A palavra, sobretudo, é instrumento político. Foi com ela que a democracia ganhou corpo na Grécia. Foi por causa dela que autores como Aristóteles e Platão estabeleceram a identidade do homem como animal político. Ela é arma de disputa e de controvérsia em busca de consenso. Habermas a valorizou tanto que sua teoria do agir comunicativo parte da afirmação do seu poder transformador. A palavra, como política, é transformadora de realidades.

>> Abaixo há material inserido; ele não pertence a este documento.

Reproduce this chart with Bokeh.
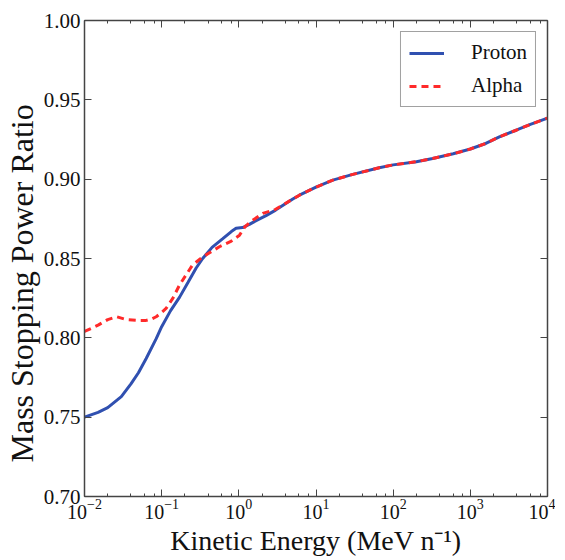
from bokeh.plotting import figure
from bokeh.models import (LogAxis, LinearAxis, FixedTicker, NumeralTickFormatter,
                          Legend, LegendItem, Range1d, LogTicker, Title)
from bokeh.embed import file_html
from bokeh.resources import INLINE

# ---- data ----
energy_proton = [0.01, 0.015, 0.02, 0.03, 0.04, 0.05, 0.063, 0.085, 0.1, 0.13, 0.17,
                 0.22, 0.28, 0.34, 0.45, 0.62, 0.8, 0.92, 1.12, 1.37, 1.7, 2.25, 3, 5,
                 6.1, 10, 16.5, 30, 66, 100, 200, 325, 600, 1000, 1585, 2377, 4000,
                 6000, 10000]
ratio_proton = [0.750, 0.753, 0.756, 0.763, 0.771, 0.778, 0.787, 0.7995, 0.807, 0.817,
                0.8255, 0.835, 0.844, 0.850, 0.857, 0.8625, 0.867, 0.869, 0.8695,
                0.8715, 0.874, 0.877, 0.8805, 0.8875, 0.8899, 0.895, 0.8994, 0.903,
                0.9072, 0.909, 0.911, 0.913, 0.916, 0.919, 0.9225, 0.9267, 0.931,
                0.9345, 0.9385]

energy_alpha = [0.01, 0.015, 0.02, 0.026, 0.035, 0.05, 0.063, 0.075, 0.085, 0.1, 0.114,
                0.14, 0.17, 0.25, 0.34, 0.56, 0.8, 1.02, 1.2, 1.5, 2.04, 3, 5, 6.1, 10,
                16.5, 30, 66, 100, 200, 325, 600, 1000, 1585, 2377, 4000, 6000, 10000]
ratio_alpha = [0.804, 0.808, 0.8115, 0.8133, 0.8115, 0.811, 0.811, 0.812, 0.8133, 0.816,
               0.8185, 0.825, 0.8332, 0.8458, 0.851, 0.8574, 0.861, 0.8647, 0.870,
               0.874, 0.8784, 0.881, 0.8875, 0.8899, 0.895, 0.8994, 0.903, 0.9072,
               0.909, 0.911, 0.913, 0.916, 0.919, 0.9225, 0.9267, 0.931, 0.9345, 0.9385]

series_names = ["Proton", "Alpha"]
y_ticks = [0.70, 0.75, 0.80, 0.85, 0.90, 0.95, 1.00]
x_label = "Kinetic Energy (MeV n\u207b\u00b9)"
y_label = "Mass Stopping Power Ratio"

FONT = "Liberation Serif"
AXIS_COLOR = "#444444"

p = figure(frame_width=463, frame_height=476, x_axis_type="log",
           x_range=Range1d(1e-2, 1e4), y_range=Range1d(0.70, 1.00),
           output_backend="svg", toolbar_location=None,
           min_border_left=77, min_border_right=8, min_border_top=20,
           min_border_bottom=58)
p.grid.visible = False
p.outline_line_color = None
p.background_fill_color = "white"
p.border_fill_color = "white"

l1 = p.line(energy_proton, ratio_proton, line_color="#3050b0", line_width=3)
l2 = p.line(energy_alpha, ratio_alpha, line_color="#ff2a2a", line_width=3,
            line_dash="7 5")

def style_axis(ax):
    ax.axis_line_color = AXIS_COLOR
    ax.axis_line_width = 1.5
    ax.major_tick_line_color = AXIS_COLOR
    ax.minor_tick_line_color = AXIS_COLOR
    ax.major_tick_in = 7
    ax.major_tick_out = 0
    ax.minor_tick_in = 3
    ax.minor_tick_out = 0
    ax.major_label_text_font = FONT
    ax.major_label_text_font_size = "21px"
    ax.major_label_text_color = "#111111"
    ax.axis_label_text_font = FONT
    ax.axis_label_text_font_style = "normal"
    ax.axis_label_text_font_size = "28px"
    ax.axis_label_text_color = "#111111"

xa = p.xaxis[0]
style_axis(xa)
xa.ticker = LogTicker(desired_num_ticks=7)
xa.axis_label = x_label
xa.major_label_text_font_size = "20px"
xa.major_label_standoff = 2
xa.axis_label_standoff = 3

ya = p.yaxis[0]
style_axis(ya)
ya.ticker = FixedTicker(ticks=y_ticks)
ya.formatter = NumeralTickFormatter(format="0.00")
ya.major_label_standoff = 4
ya.minor_tick_in = 0

ytitle = Title(text=y_label, align="left", offset=34, standoff=2,
               text_font=FONT, text_font_size="32px", text_font_style="normal",
               text_color="#111111")
p.add_layout(ytitle, "left")

top = LogAxis(ticker=LogTicker(desired_num_ticks=7))
style_axis(top)
top.major_label_text_font_size = "1px"
top.major_label_text_alpha = 0
top.major_label_standoff = 0
p.add_layout(top, "above")

right = LinearAxis(ticker=FixedTicker(ticks=y_ticks))
style_axis(right)
right.minor_tick_in = 0
right.major_label_text_font_size = "1px"
right.major_label_text_alpha = 0
right.major_label_standoff = 0
p.add_layout(right, "right")

legend = Legend(items=[LegendItem(label=series_names[0], renderers=[l1]),
                       LegendItem(label=series_names[1], renderers=[l2])],
                location="top_right")
legend.margin = 11
legend.padding = 8
legend.spacing = 8
legend.glyph_width = 35
legend.label_standoff = 27
legend.label_text_font = FONT
legend.label_text_font_size = "21px"
legend.label_text_color = "#111111"
legend.border_line_color = AXIS_COLOR
legend.border_line_width = 1.5
legend.background_fill_alpha = 1
p.add_layout(legend, "center")

open("out.html", "w").write(file_html(p, INLINE))
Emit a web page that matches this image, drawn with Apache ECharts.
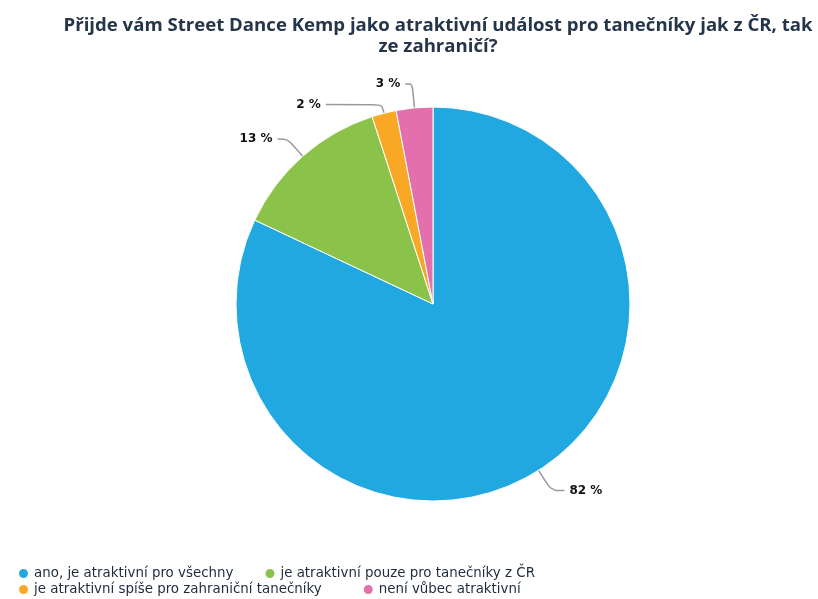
<!DOCTYPE html>
<html><head><meta charset="utf-8">
<script src="https://cdn.jsdelivr.net/npm/echarts@6/dist/echarts.min.js"></script>
<style>html,body{margin:0;padding:0;background:#fff}#c{width:818px;height:599px}</style>
</head><body><div id="c"></div>
<script>
const categories = ["ano, je atraktivní pro všechny", "je atraktivní pouze pro tanečníky z ČR", "je atraktivní spíše pro zahraniční tanečníky", "není vůbec atraktivní"];
const values = [82, 13, 2, 3];
const colors = ["#22a8e0", "#8bc34a", "#f9a825", "#e46fad"];
const titleText = "Přijde vám Street Dance Kemp jako atraktivní událost pro tanečníky jak z ČR, tak\nze zahraničí?";

const legendText = {fontFamily: 'DejaVu Sans', fontSize: 13.4, color: '#1e2b3c'};
const lineSpecs = [
  {length: 24, length2: 13},
  {length: 23, length2: 10},
  {length: 9, length2: 56},
  {length: 24, length2: 7}
];
const chart = echarts.init(document.getElementById('c'));
chart.setOption({
  animation: false,
  color: colors,
  title: {
    text: titleText,
    left: 433, top: 10, textAlign: 'center',
    textStyle: {fontFamily: 'Open Sans', fontSize: 18.6, fontWeight: 'bold', color: '#25364a', lineHeight: 21}
  },
  legend: [{
    left: 17, top: 567,
    icon: 'circle', itemWidth: 11, itemHeight: 11, itemGap: 30,
    textStyle: legendText, padding: 0,
    data: categories.slice(0, 2)
  }, {
    left: 17, top: 583,
    icon: 'circle', itemWidth: 11, itemHeight: 11, itemGap: 40,
    textStyle: legendText, padding: 0,
    data: categories.slice(2, 4)
  }],
  series: [{
    type: 'pie',
    center: [433, 304],
    radius: 197,
    startAngle: 90,
    clockwise: true,
    avoidLabelOverlap: false,
    data: categories.map((c, i) => ({name: c, value: values[i], labelLine: lineSpecs[i]})),
    itemStyle: {borderColor: '#fff', borderWidth: 1},
    label: {
      formatter: '{c} %', color: '#111', fontFamily: 'DejaVu Sans', fontWeight: 'bold', fontSize: 12
    },
    labelLine: {smooth: 0.3, lineStyle: {color: '#999', width: 1.5}}
  }]
});
</script></body></html>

Com as bizarrices cotidianas, saídas daquilo que o professor Boaventura de Souza Santos chamou de “cloaca ideológica”, o atual presidente do Brasil transforma a palavra no símbolo da torpeza, da vergonha, da ofensa e do ataque. Sim, não mais política. Apenas vomitório. Com isso, ele revela desconhecer não apenas a probidade do cargo que ocupa, mas também favorecer a intolerância e o ódio que a má palavra gestiona. Na sua boca, desde sempre, a palavra é mentirosa, raivosa, desmedida. Seu discurso é pobre em visão de mundo, em experiência de vida, em vivência pública. Ele não entende de política, não entende o Brasil, não sabe o seu lugar no mundo. Torpe, seu discurso só poderia ser obsceno e recorrer tanto ao que há de mais pobre em sua mente: sexo barato, binário, banal. Na sua cabeça, o pensamento funciona por oposição. Uma coisa nunca pode ser outra. Pobreza pura. Veneno.
Por isso, ao falar, se perde, gagueja, tropeça no básico. Diante da ONU, usou apenas quatro dos vinte minutos que lhe cabia. Não tinha o que dizer. Foi melhor. Poupou seus ouvintes daquilo que os brasileiros estamos fartos: a disenteria do rancor, do desrespeito e da ofensa, que nada tem a ver com política.
Na minha terra natal, em casos como esse, ameaçava-se de calar o punga com um sabugo de milho envergado na garganta. Para o bem de todos.